Menurut Mardi, agar WFH efektif, ada tiga persyaratan yang perlu dipenuhi. Pertama, kesiapan infrastruktur seperti sinyal dan ruang kerja yang memadai di rumah.
Kedua, suasana rumah yang mendukung (anggota keluarga mau mengerti dan memberi waktu agar seseorang dapat bekerja dengan tenang).
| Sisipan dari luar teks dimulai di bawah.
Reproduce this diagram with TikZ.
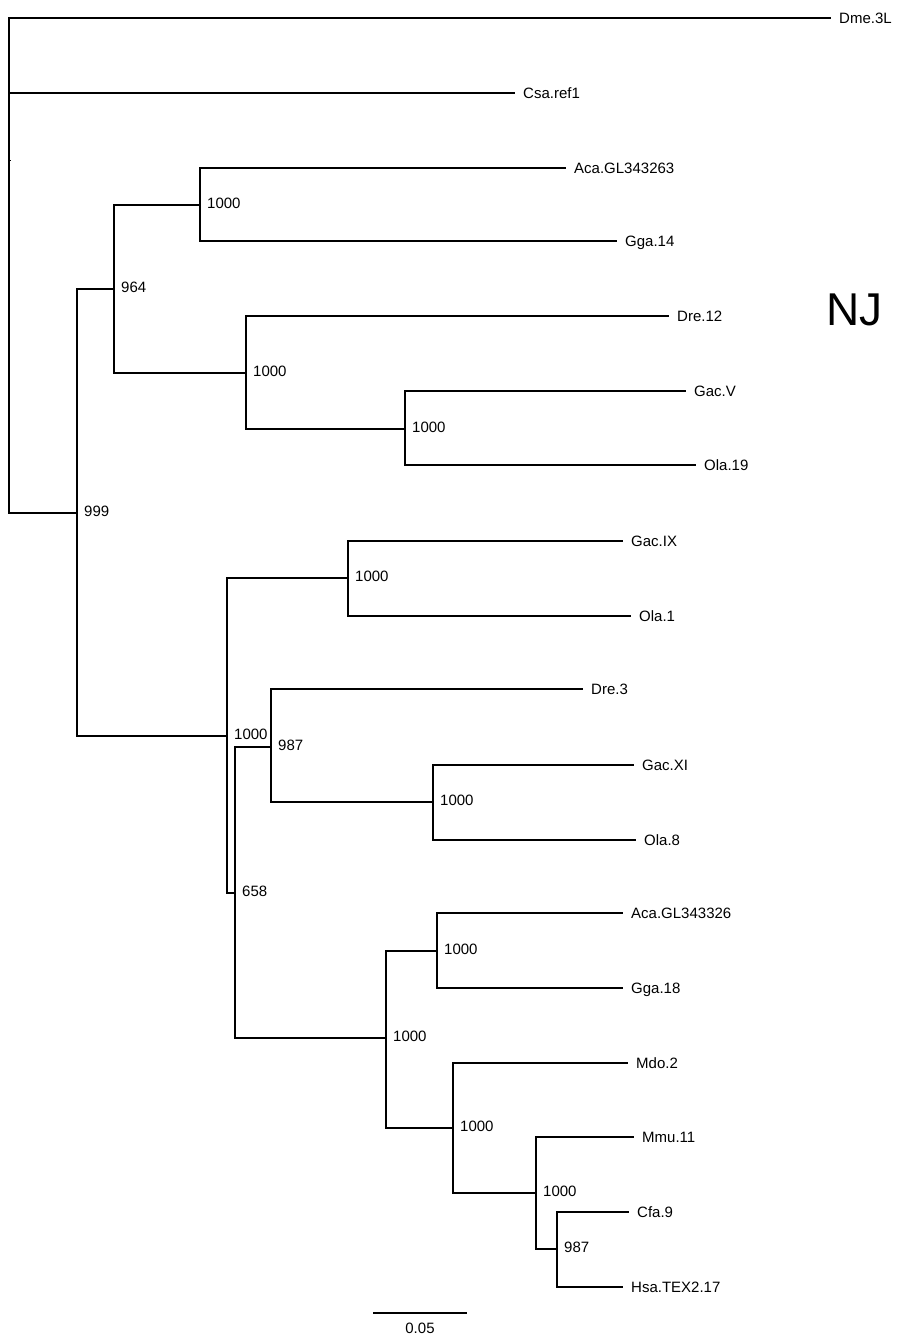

Ketiga dan yang terpenting, budaya perusahaan harus mendukung.
Mardi menekankan bahwa WFH memerlukan budaya organisasi yang saling percaya antara organisasi dan pegawainya, yang lebih memberdayakan anggota organisasi untuk bisa mengatur dirinya sendiri.
“Tidak semua rumah cocok untuk bekerja terutama jika di rumah ada anak kecil,” Mardi menambahkan. “WFH juga agak kurang sehat karena kurang bergerak dan cepat jenuh, kecuali jika memiliki pekarangan atau ruang terbuka yang sangat luas.”
Work from Destination (WFD)
Dilansir dari situs Kemenparekraf, Wakil Menteri Pariwisata dan Ekonomi Kreatif Angela Tanoesoedibjo mengatakan fenomena baru work from destination merupakan kelanjutan dari work from home.
Menurut Angela, ini adalah sebuah peluang bagi industri pariwisata untuk menyiapkan konsep work from destination agar orang dapat bekerja dari destinasi wisata dengan aman dan nyaman.
Angela juga mengatakan bahwa dalam sebuah perbincangan dengannya, Asian Development Bank (ADB) mengatakan 80% staf mereka yang ekspatriat kini bekerja di Bali.
“Bali itu asyik banget buat stay sambil kerja,” tulis Mardi. “Coworking space di Bali banyak. Café banyak. Bisa kerja dari pinggir pantai. Villa dan hotel-hotel butik yang bagus juga banyak.”
Selain tempat kerja yang nyaman, Mardi bercerita bahwa di Bali ada banyak komunitas pekerja yang memilih WFD sehingga kesempatan itu dapat digunakan untuk networking juga.
Work from Everywhere (WFE)
Dengan mobilitas yang tinggi, seseorang dapat tetap bekerja sepanjang terhubung dengan internet. Hal ini dikonfirmasi oleh Chandra yang tetap memantau kegiatan perusahaannya jika sedang bepergian, baik itu perjalanan dinas maupun perjalanan liburan.